Holidays survive family changes, new technology

PITTSBURG, Kan. — Stockings still are hung by the chimney with care, trees still are decorated with cherished ornaments, and cookie baking, present wrapping and candlelight church services still fill the Christmas season.

But while much of the best survives, the 21st century Christmas, with its nontraditional families and fingertip technology, is worlds away from Christmases of the past.

This morning, Pittsburg father Aaron Hurt will use a smartphone to take photos of his children unwrapping presents and will send the images instantly to relatives living all over the country.

In some households, the old Christmas standards playing in the background will be from playlists on pocket-sized mobile devices capable of holding thousands of songs. The tunes might be on an iPod that Josie Franklin, 9, of Pittsburg, requested from Santa via a letter she emailed him on her computer.

Two households, one yearbook

And the gifts that the Rosebrough siblings — Zach, 13, and Ali, 10, of Frontenac — will give to their grandparents were created online using digital photography and layout.

“It all began with my grandmother, who showed me pictures of my dad she had in a shoe box,” said their dad, Steve Rosebrough, of the project on which he and his ex-wife, Tabitha, work together each Christmas.

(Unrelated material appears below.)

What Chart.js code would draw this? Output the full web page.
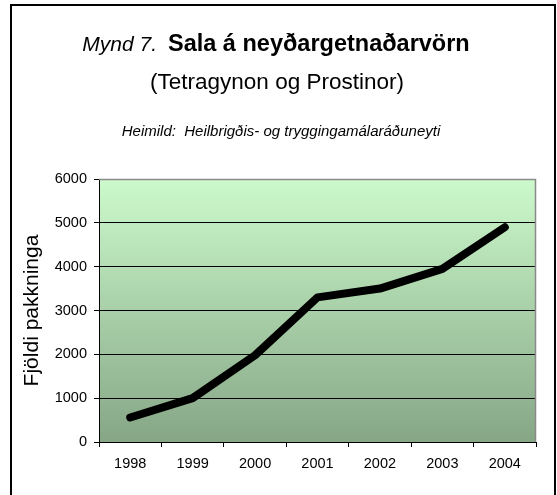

“I thought a book format would be a much better way to keep track of the memories our kids are making,” he said.

Since 2007, Rosebrough, a photographer, has captured images of the children throughout each calendar year — at ballgames, school plays, the swimming pool, trick-or-treating and birthday parties.

“Then at the end of the year, I can use the computer to design a yearbook of those pictures, and Tabitha does the journaling on each page to describe what’s going on,” he said. They upload the finished product to Mpix, a locally based national photography company, which prints custom copies in a matter of days.

They also are steadfast about making their children a priority on Christmas, despite having two different households.

“We alternate each year where the kids sleep on Christmas Eve, and Santa knows where to find them,” Steve Rosebrough said. “If it’s at her house, I go over early and wait for them to wake up so both of us can be there to see them open their presents. We pretty much made it clear with the people we’re dating that we do this because it’s in the best interest of the kids.”

This year, the 21st century also is reflected in the gift Zach hopes is under the tree for him this morning: a pair of headphones for his iPod.